The α 1I T‐type calcium channel exhibits faster gating properties when overexpressed in neuroblastoma/glioma NG 108‐15 cells

The recently cloned T‐type calcium channel α 1I (Ca v 3.3) displays atypically slow kinetics when compared to native T‐channels. Possible explanations might involve alternative splicing of the α 1I subunit, or the use of expression systems that do not provide a suitable environment (auxiliary subunit, phosphorylation, glycosylation…). In this study, two human α 1I splice variants, the α 1I‐a and α 1I‐b isoforms that harbour distinct carboxy‐terminal regions were studied using various expression systems.

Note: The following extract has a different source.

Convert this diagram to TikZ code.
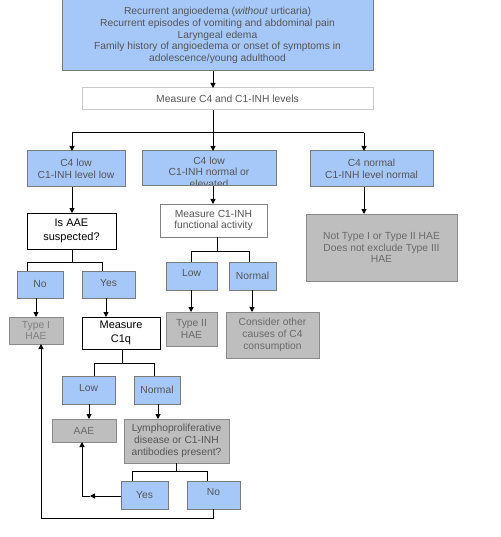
\documentclass[tikz,border=0pt]{standalone}
\usepackage{fontspec}
\setmainfont{Liberation Sans}
\usetikzlibrary{arrows.meta,calc}
\definecolor{bfill}{HTML}{A6C8F8}
\definecolor{bline}{HTML}{7A7A7A}
\definecolor{gfill}{HTML}{BEBEBE}
\definecolor{gline}{HTML}{8A8A8A}
\definecolor{tgray}{HTML}{555555}
\definecolor{tlgray}{HTML}{6A6A6A}
\definecolor{wline}{HTML}{C8C8C8}
\begin{document}
\begin{tikzpicture}[x=1pt,y=-1pt,
  box/.style={rectangle,inner sep=0pt,outer sep=0pt,line width=1pt,align=center,
    font=\fontsize{10.3}{11.8}\selectfont},
  bluebox/.style={box,fill=bfill,draw=bline,text=tgray},
  graybox/.style={box,fill=gfill,draw=gline,text=tlgray},
  qbox/.style={box,fill=white,draw=black,text=black,font=\fontsize{11}{13.5}\selectfont},
  lbox/.style={box,fill=white,draw=wline,text=tgray},
  wd/.style={minimum width=#1pt},
  ht/.style={minimum height=#1pt},
  conn/.style={line width=1pt,black},
  arr/.style={conn,-{Triangle[length=5pt,width=5pt]}}
]
\useasboundingbox (0,0) rectangle (500,537);
\fill[white] (0,0) rectangle (500,537);

% nodes
\node[bluebox,wd=311,ht=71] (top) at (217.5,35.5)
  {Recurrent angioedema (\textit{without} urticaria)\\Recurrent episodes of vomiting and abdominal pain\\Laryngeal edema\\Family history of angioedema or onset of symptoms in\\adolescence/young adulthood};
\node[lbox,wd=291,ht=22] (measure) at (227.5,99) {Measure C4 and C1-INH levels};

\node[bluebox,wd=98,ht=36] (c4low) at (76,169) {C4 low\\C1-INH level low};
\node[bluebox,wd=134,ht=35,
  path picture={\node[text=tgray,align=center,font=\fontsize{10.3}{11.5}\selectfont] (midtext)
     at ([yshift=-3.5pt]path picture bounding box.center) {C4 low\\C1-INH normal or\\elevated};}] (mid) at (209,168.5) {};
\node[bluebox,wd=123,ht=36] (c4norm) at (371.5,169) {C4 normal\\C1-INH level normal};

\node[graybox,wd=151,ht=67] (nottype) at (381.5,247.5) {Not Type I or Type II HAE\\Does not exclude Type III\\HAE};
\node[qbox,wd=89,ht=36] (isaae) at (71.5,231) {Is AAE\\suspected?};
\node[lbox,draw=gray,wd=107,ht=33] (measc1) at (213.5,220.5) {Measure C1-INH\\functional activity};

\node[bluebox,wd=46,ht=27] (no1) at (40,284.5) {No};
\node[bluebox,wd=53,ht=27] (yes1) at (108.5,284.5) {\raisebox{3.5pt}{Yes}};
\node[bluebox,wd=51,ht=28] (lowm) at (191.5,276) {\raisebox{6pt}{Low}};
\node[bluebox,wd=47,ht=28] (normm) at (252.5,276) {Normal};

\node[graybox,text=tlgray!85,wd=54,ht=27] (type1) at (36,330.5) {Type I\\HAE};
\node[qbox,wd=78,ht=32] (c1q) at (121,333) {Measure\\C1q};
\node[graybox,wd=51,ht=34] (type2) at (191.5,329) {Type II\\HAE};
\node[graybox,wd=93,ht=46] (consider) at (272.5,335) {Consider other\\causes of C4\\consumption};

\node[bluebox,wd=53,ht=28] (lowq) at (88.5,390) {\raisebox{5pt}{Low}};
\node[bluebox,wd=46,ht=28] (normq) at (157,390) {Normal};

\node[graybox,wd=64,ht=23] (aae) at (84,430.5) {AAE};
\node[graybox,text=tgray,wd=105,ht=44] (lympho) at (176.5,441) {Lymphoproliferative\\disease or C1-INH\\antibodies present?};

\node[bluebox,wd=47,ht=28] (yes2) at (144.5,495) {Yes};
\node[bluebox,wd=53,ht=28] (no2) at (213.5,495) {\raisebox{6pt}{No}};

% junction coordinates
\coordinate (j1) at (213,133);
\coordinate (hL) at (72,133);
\coordinate (hR) at (364,133);
\coordinate (j2) at (72,262);
\coordinate (j2L) at (27,262);
\coordinate (j2R) at (102,262);
\coordinate (j3) at (217,251);
\coordinate (j3L) at (191,251);
\coordinate (j3R) at (249,251);
\coordinate (j4) at (122,363);
\coordinate (j4L) at (94,363);
\coordinate (j4R) at (154,363);
\coordinate (j5) at (176,471);
\coordinate (j5L) at (132,471);
\coordinate (j5R) at (207,471);
\coordinate (yc) at (82,496);
\coordinate (ym) at (90,496);
\coordinate (nb) at (213,518);
\coordinate (nbL) at (41,518);

% connectors
\draw[arr] (top.south -| j1) -- (measure.north -| j1);
\draw[conn] (measure.south -| j1) -- (j1);
\draw[conn] (hL) -- (hR);
\draw[arr] (hL) -- (hL |- c4low.north);
\draw[arr] (j1) -- (j1 |- mid.north);
\draw[arr] (hR) -- (hR |- c4norm.north);

\draw[arr] (c4low.south -| hL) -- (isaae.north -| hL);
\draw[arr] (mid.south -| j1) -- (measc1.north -| j1);
\draw[arr] (c4norm.south -| hR) -- (nottype.north -| hR);

\draw[conn] (isaae.south -| j2) -- (j2);
\draw[conn] (j2L |- no1.north) -- (j2L) -- (j2R) -- (j2R |- yes1.north);
\draw[conn] (measc1.south -| j3) -- (j3);
\draw[conn] (j3L |- lowm.north) -- (j3L) -- (j3R) -- (j3R |- normm.north);

\draw[arr] (no1.south -| 36,0) -- (type1.north -| 36,0);
\draw[arr] (yes1.south -| 106,0) -- (c1q.north -| 106,0);
\draw[arr] (lowm.south -| j3L) -- (type2.north -| j3L);
\draw[arr] (normm.south -| 252,0) -- (consider.north -| 252,0);

\draw[conn] (c1q.south -| j4) -- (j4);
\draw[conn] (j4L |- lowq.north) -- (j4L) -- (j4R) -- (j4R |- normq.north);
\draw[arr] (lowq.south -| 89,0) -- (aae.north -| 89,0);
\draw[arr] (normq.south -| 158,0) -- (lympho.north -| 158,0);

\draw[conn] (lympho.south -| j5) -- (j5);
\draw[conn] (j5L |- yes2.north) -- (j5L) -- (j5R) -- (j5R |- no2.north);

\draw[arr] (yes2.west |- yc) -- (ym);
\draw[arr] (ym) -- (yc) -- (yc |- aae.south);
\draw[arr] (no2.south -| nb) -- (nb) -- (nbL) -- (nbL |- type1.south);
\end{tikzpicture}
\end{document}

As the localization of the α 1I subunit is primarily restricted to neuronal tissues, its functional expression was conducted in the neuroblastoma/glioma cell line NG 108‐15, and the results compared to those obtained in HEK‐293 cells and Xenopus oocytes. In Xenopus oocytes, both isoforms exhibited very slow current kinetics compared to those obtained in HEK‐293 cells, but the α 1I‐b isoform generated faster currents than the α 1I‐a isoform. Both activation and inactivation kinetics of α 1I currents were significantly faster in NG 108‐15 cells, while deactivating tail currents were two times slower, compared to those obtained in HEK‐293 cells. Moreover, the α 1I‐b isoform showed significantly slower deactivation kinetics both in NG 1080‐15 and in HEK‐293 cells. Altogether, these data emphasize the advantage of combining several expression systems to reveal subtle differences in channel properties and further indicate that the major functional differences between both human α 1I isoforms are related to current kinetics. More importantly, these data suggest that the expression of the α 1I subunit in neuronal cells contributes to the ‘normalization’ of current kinetics to the more classical, fast‐gated T‐type Ca 2+ current.